A metrics framework facilitates bidirectional communication. Avoid pointing fingers. Focus on enabling teams to succeed.

Classic project management techniques teach the project management triangle. Its rigid structure implies that scope, cost, and time are interdependent. In this model, increasing scope for a project increases either cost or time, or both. Strategically, this approach fails to consider the effectiveness of the product (Is the right thing being built?), the quality of the product, and the time to market. Blindly following the budget, time, scope paradigm, and so on compromises the results.

As an alternative, try a square construct to monitor the product’s quality, customer value, velocity, and organizational effectiveness.  

Customer value establishes what’s important for users to inform and guide the product build. Customers can be external or internal.

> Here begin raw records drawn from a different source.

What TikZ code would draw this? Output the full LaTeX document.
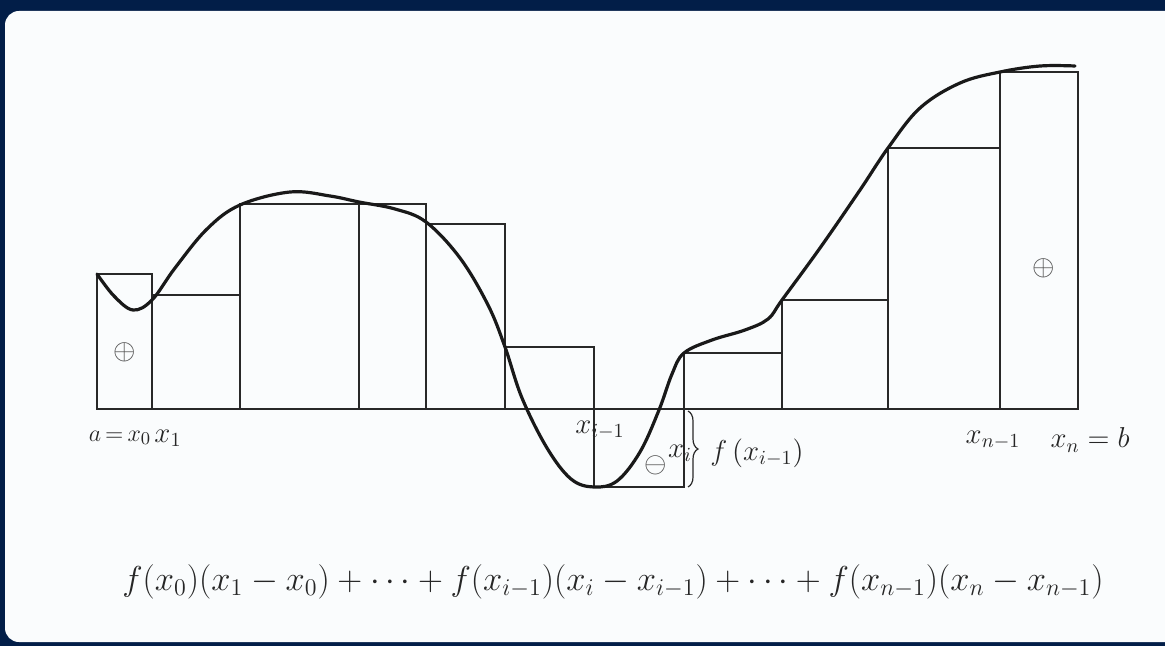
\documentclass[tikz,border=0pt]{standalone}
\usetikzlibrary{decorations.pathreplacing}
\definecolor{navy}{RGB}{2,30,72}
\definecolor{paper}{RGB}{250,252,253}
\definecolor{ink}{RGB}{40,40,40}
\begin{document}
\begin{tikzpicture}[x=0.5pt,y=-0.5pt,
  bar/.style={draw=ink,line width=0.7pt},
  curve/.style={draw=black!90,line width=1.6pt,line cap=round,line join=round},
  lbl/.style={inner sep=0pt,font=\fontsize{14}{16}\selectfont,text=black!85},
  sign/.style={inner sep=0pt,font=\fontsize{14}{16}\selectfont,text=black!70}]
\useasboundingbox (0,0) rectangle (1165,646);
\fill[navy] (0,0) rectangle (1165,646);
\fill[paper,rounded corners=7pt] (5,11) rectangle (1190,642);
% rectangles of the Riemann sum
\draw[bar] (97,409) rectangle (152,274);
\draw[bar] (152,409) rectangle (240,295);
\draw[bar] (240,409) rectangle (359,204);
\draw[bar] (359,409) rectangle (426,204);
\draw[bar] (426,409) rectangle (505,224);
\draw[bar] (505,409) rectangle (594,347);
\draw[bar] (594,409) rectangle (684,487);
\draw[bar] (684,409) rectangle (782,353);
\draw[bar] (782,409) rectangle (888,300);
\draw[bar] (888,409) rectangle (1000,148);
\draw[bar] (1000,409) rectangle (1078,72);
% the function
\draw[curve] plot[smooth,tension=0.6] coordinates {
 (97,274) (114,296) (133,310) (152,300) (175,268) (207,229) (240,205)
 (290,192) (330,196) (359,202) (395,209) (426,222) (460,258) (488,305)
 (505,347) (522,398) (547,448) (571,479) (594,487) (617,481) (640,452)
 (659,410) (672,374) (684,353) (712,340) (745,330) (768,319) (782,300)
 (820,248) (860,190) (888,148) (920,108) (960,83) (1000,72) (1040,66) (1075,66)};
% brace
\coordinate (bt) at (688,411);
\coordinate (bb) at (688,487);
\draw[ink,line width=0.6pt,decorate,decoration={brace,amplitude=5pt}] (bt) -- (bb);
% labels
\node[lbl,font=\fontsize{12.5}{14}\selectfont] (la) at (120,438) {$a\,{=}\,x_0$};
\node[lbl] (l1) at (168,438) {$x_1$};
\node[lbl] (lim) at (600,430) {$x_{i-1}$};
\node[lbl] (li) at (680,453) {$x_i$};
\node[lbl,anchor=west] (lf) at (710,453) {$f\,(x_{i-1})$};
\node[lbl] (lnm) at (993,440) {$x_{n-1}$};
\node[lbl] (ln) at (1090,440) {$x_n = b$};
\node[sign] (p1) at (125,352) {$\oplus$};
\node[sign] (p2) at (1044,268) {$\oplus$};
\node[sign] (m1) at (656,465) {$\ominus$};
\node[inner sep=0pt,font=\fontsize{17}{20}\selectfont,text=black!85] (sum) at (613,582)
 {$f(x_0)(x_1-x_0)+\cdots+f(x_{i-1})(x_i-x_{i-1})+\cdots+f(x_{n-1})(x_n-x_{n-1})$};
\end{tikzpicture}
\end{document}
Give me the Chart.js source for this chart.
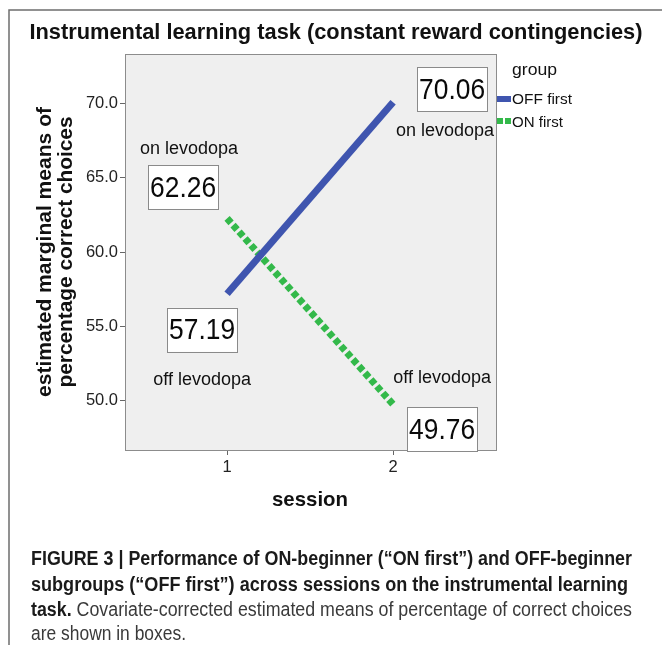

Use the build-measure-learn loop to keep the team aligned to outcomes. 

Quality measures escaped defects, performance KPIs, and the level of debt accrued. Intentionally sacrifice go-to-market speed (e.g., intentional debt) or industrialize for a mass rollout and mission-critical applications, which in turn lowers overall velocity. 

Velocity determines the product go-to-market and feature release speed. This facet helps the team and product leaders project and plan throughput in a given time period. 

Organizational effectiveness tracks the health of delivery and people processes (e.g., retention, communication, and engagement). As a result, the enterprise achieves more through better processes, higher engagement from the team, less churn, and the like.

Use the factors outlining the product square as boundaries. A product team needs to decide which of the four variables to invest in, which to sacrifice, and which to appropriate depending on the maturity of the product.